• TASK INSTRUCTIONS
Can you write out all the lines word for word, with no pictures?

• RAW DATA
·····
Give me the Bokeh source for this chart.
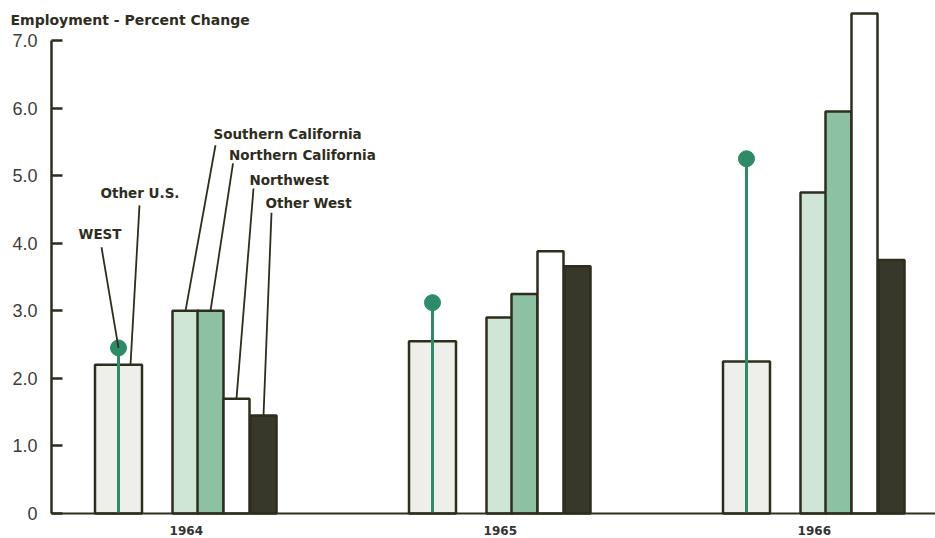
from bokeh.plotting import figure
from bokeh.models import Range1d, FixedTicker, Label
from bokeh.embed import file_html
from bokeh.resources import INLINE

years = ["1964", "1965", "1966"]
other_us = [2.2, 2.55, 2.25]
west = [2.45, 3.12, 5.25]
southern_ca = [3.0, 2.9, 4.75]
northern_ca = [3.0, 3.25, 5.95]
northwest = [1.7, 3.88, 7.4]
other_west = [1.45, 3.66, 3.75]
y_ticks = [0, 1, 2, 3, 4, 5, 6, 7]
y_tick_labels = ["0", "1.0", "2.0", "3.0", "4.0", "5.0", "6.0", "7.0"]

STROKE = "#2e2d1e"
GREEN = "#2e8b68"
TEXT = "#2e2d1e"

W, H = 935, 538
PX_UNIT = 314.0           # px per group spacing
X0 = -118.0 / PX_UNIT     # frame left (first group's centre sits 118px in)
X1 = X0 + W / PX_UNIT
X_AXIS = X0 + 51.0 / PX_UNIT
PX_Y = 67.57              # px per percent
BASE = 513                # canvas y of the zero line
Y0 = -(H - BASE) / PX_Y
Y1 = BASE / PX_Y

p = figure(width=W, height=H, output_backend="svg", toolbar_location=None,
           x_range=Range1d(X0, X1), y_range=Range1d(Y0, Y1),
           min_border_left=0, min_border_right=0, min_border_top=0,
           min_border_bottom=0, background_fill_color="white",
           border_fill_color="white", outline_line_color=None)
p.grid.visible = False

xs = list(range(len(years)))
ous_w = 47 / PX_UNIT
bw = 26 / PX_UNIT
offs = [67 / PX_UNIT, 92 / PX_UNIT, 118 / PX_UNIT, 145 / PX_UNIT]

# Other U.S. bars
p.vbar(x=xs, top=other_us, width=ous_w, bottom=0, fill_color="#eeeeea",
       line_color=STROKE, line_width=2.5)

series = [(southern_ca, "#cfe5d5"), (northern_ca, "#8dc1a3"),
          (northwest, "#ffffff"), (other_west, "#37372a")]
for (vals, col), off in zip(series, offs):
    p.vbar(x=[x + off for x in xs], top=vals, width=bw, bottom=0,
           fill_color=col, line_color=STROKE, line_width=2.5)

# WEST lollipops
p.segment(x0=xs, y0=[0] * 3, x1=xs, y1=west, line_color=GREEN, line_width=3)
p.scatter(x=xs, y=west, size=16, fill_color=GREEN, line_color=GREEN)

# axes
yax = p.yaxis[0]
yax.fixed_location = X_AXIS
yax.bounds = (0, 7)
yax.ticker = FixedTicker(ticks=y_ticks)
yax.major_label_overrides = {t: l for t, l in zip(y_ticks, y_tick_labels)}
yax.major_tick_in = 11
yax.major_tick_out = 0
yax.minor_tick_line_color = None
yax.axis_line_color = STROKE
yax.axis_line_width = 2.5
yax.major_tick_line_color = STROKE
yax.major_tick_line_width = 2.5
yax.major_label_text_font = "Liberation Sans"
yax.major_label_text_font_size = "18px"
yax.major_label_text_color = "#3c3c3c"
yax.major_label_standoff = 14

xax = p.xaxis[0]
xax.fixed_location = 0
centers = [x + 0.216 for x in xs]
xax.bounds = (X_AXIS, X1)
xax.ticker = FixedTicker(ticks=centers)
xax.major_label_overrides = {c: y for c, y in zip(centers, years)}
xax.major_tick_in = 0
xax.major_tick_out = 0
xax.minor_tick_line_color = None
xax.axis_line_color = STROKE
xax.axis_line_width = 2
xax.major_label_text_font = "DejaVu Sans"
xax.major_label_text_font_style = "bold"
xax.major_label_text_font_size = "12px"
xax.major_label_text_color = "#333333"
xax.major_label_standoff = 12

# title label
p.add_layout(Label(x=X0 + 10 / PX_UNIT, y=(BASE - 19) / PX_Y,
                   text="Employment - Percent Change",
                   text_font="DejaVu Sans", text_font_style="bold", text_font_size="14px",
                   text_color=TEXT, text_baseline="middle", text_align="left"))

# annotation labels with leader lines (first group)
leaders = [
    # text, bar x, bar top, line-top dx(px), line-top value, label dx(px), label value
    ("WEST", xs[0], west[0], -17, 3.94, -40, 4.14),
    ("Other U.S.", xs[0] + 12 / PX_UNIT, other_us[0], 9, 4.56, -30, 4.74),
    ("Southern California", xs[0] + offs[0], southern_ca[0], 30, 5.45, 28, 5.62),
    ("Northern California", xs[0] + offs[1], northern_ca[0], 22.5, 5.18, 18.5, 5.30),
    ("Northwest", xs[0] + offs[2], northwest[0], 17, 4.81, 13, 4.93),
    ("Other West", xs[0] + offs[3], other_west[0], 8, 4.45, 2, 4.59),
]
lx0, ly0, lx1, ly1 = [], [], [], []
for text, bx, top, tdx, ty, ldx, ly in leaders:
    lx0.append(bx)
    ly0.append(top)
    lx1.append(bx + tdx / PX_UNIT)
    ly1.append(ty)
    p.add_layout(Label(x=bx + ldx / PX_UNIT, y=ly, text=text, text_font="DejaVu Sans",
                       text_font_style="bold", text_font_size="13.5px",
                       text_color=TEXT, text_baseline="middle", text_align="left"))
p.segment(x0=lx0, y0=ly0, x1=lx1, y1=ly1, line_color=STROKE, line_width=1.8)

open("out.html", "w").write(file_html(p, INLINE))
·····
• REPLY TO THE TASK
Give me the Bokeh source for this chart.
from bokeh.plotting import figure
from bokeh.models import Range1d, FixedTicker, Label
from bokeh.embed import file_html
from bokeh.resources import INLINE

years = ["1964", "1965", "1966"]
other_us = [2.2, 2.55, 2.25]
west = [2.45, 3.12, 5.25]
southern_ca = [3.0, 2.9, 4.75]
northern_ca = [3.0, 3.25, 5.95]
northwest = [1.7, 3.88, 7.4]
other_west = [1.45, 3.66, 3.75]
y_ticks = [0, 1, 2, 3, 4, 5, 6, 7]
y_tick_labels = ["0", "1.0", "2.0", "3.0", "4.0", "5.0", "6.0", "7.0"]

STROKE = "#2e2d1e"
GREEN = "#2e8b68"
TEXT = "#2e2d1e"

W, H = 935, 538
PX_UNIT = 314.0           # px per group spacing
X0 = -118.0 / PX_UNIT     # frame left (first group's centre sits 118px in)
X1 = X0 + W / PX_UNIT
X_AXIS = X0 + 51.0 / PX_UNIT
PX_Y = 67.57              # px per percent
BASE = 513                # canvas y of the zero line
Y0 = -(H - BASE) / PX_Y
Y1 = BASE / PX_Y

p = figure(width=W, height=H, output_backend="svg", toolbar_location=None,
           x_range=Range1d(X0, X1), y_range=Range1d(Y0, Y1),
           min_border_left=0, min_border_right=0, min_border_top=0,
           min_border_bottom=0, background_fill_color="white",
           border_fill_color="white", outline_line_color=None)
p.grid.visible = False

xs = list(range(len(years)))
ous_w = 47 / PX_UNIT
bw = 26 / PX_UNIT
offs = [67 / PX_UNIT, 92 / PX_UNIT, 118 / PX_UNIT, 145 / PX_UNIT]

# Other U.S. bars
p.vbar(x=xs, top=other_us, width=ous_w, bottom=0, fill_color="#eeeeea",
       line_color=STROKE, line_width=2.5)

series = [(southern_ca, "#cfe5d5"), (northern_ca, "#8dc1a3"),
          (northwest, "#ffffff"), (other_west, "#37372a")]
for (vals, col), off in zip(series, offs):
    p.vbar(x=[x + off for x in xs], top=vals, width=bw, bottom=0,
           fill_color=col, line_color=STROKE, line_width=2.5)

# WEST lollipops
p.segment(x0=xs, y0=[0] * 3, x1=xs, y1=west, line_color=GREEN, line_width=3)
p.scatter(x=xs, y=west, size=16, fill_color=GREEN, line_color=GREEN)

# axes
yax = p.yaxis[0]
yax.fixed_location = X_AXIS
yax.bounds = (0, 7)
yax.ticker = FixedTicker(ticks=y_ticks)
yax.major_label_overrides = {t: l for t, l in zip(y_ticks, y_tick_labels)}
yax.major_tick_in = 11
yax.major_tick_out = 0
yax.minor_tick_line_color = None
yax.axis_line_color = STROKE
yax.axis_line_width = 2.5
yax.major_tick_line_color = STROKE
yax.major_tick_line_width = 2.5
yax.major_label_text_font = "Liberation Sans"
yax.major_label_text_font_size = "18px"
yax.major_label_text_color = "#3c3c3c"
yax.major_label_standoff = 14

xax = p.xaxis[0]
xax.fixed_location = 0
centers = [x + 0.216 for x in xs]
xax.bounds = (X_AXIS, X1)
xax.ticker = FixedTicker(ticks=centers)
xax.major_label_overrides = {c: y for c, y in zip(centers, years)}
xax.major_tick_in = 0
xax.major_tick_out = 0
xax.minor_tick_line_color = None
xax.axis_line_color = STROKE
xax.axis_line_width = 2
xax.major_label_text_font = "DejaVu Sans"
xax.major_label_text_font_style = "bold"
xax.major_label_text_font_size = "12px"
xax.major_label_text_color = "#333333"
xax.major_label_standoff = 12

# title label
p.add_layout(Label(x=X0 + 10 / PX_UNIT, y=(BASE - 19) / PX_Y,
                   text="Employment - Percent Change",
                   text_font="DejaVu Sans", text_font_style="bold", text_font_size="14px",
                   text_color=TEXT, text_baseline="middle", text_align="left"))

# annotation labels with leader lines (first group)
leaders = [
    # text, bar x, bar top, line-top dx(px), line-top value, label dx(px), label value
    ("WEST", xs[0], west[0], -17, 3.94, -40, 4.14),
    ("Other U.S.", xs[0] + 12 / PX_UNIT, other_us[0], 9, 4.56, -30, 4.74),
    ("Southern California", xs[0] + offs[0], southern_ca[0], 30, 5.45, 28, 5.62),
    ("Northern California", xs[0] + offs[1], northern_ca[0], 22.5, 5.18, 18.5, 5.30),
    ("Northwest", xs[0] + offs[2], northwest[0], 17, 4.81, 13, 4.93),
    ("Other West", xs[0] + offs[3], other_west[0], 8, 4.45, 2, 4.59),
]
lx0, ly0, lx1, ly1 = [], [], [], []
for text, bx, top, tdx, ty, ldx, ly in leaders:
    lx0.append(bx)
    ly0.append(top)
    lx1.append(bx + tdx / PX_UNIT)
    ly1.append(ty)
    p.add_layout(Label(x=bx + ldx / PX_UNIT, y=ly, text=text, text_font="DejaVu Sans",
                       text_font_style="bold", text_font_size="13.5px",
                       text_color=TEXT, text_baseline="middle", text_align="left"))
p.segment(x0=lx0, y0=ly0, x1=lx1, y1=ly1, line_color=STROKE, line_width=1.8)

open("out.html", "w").write(file_html(p, INLINE))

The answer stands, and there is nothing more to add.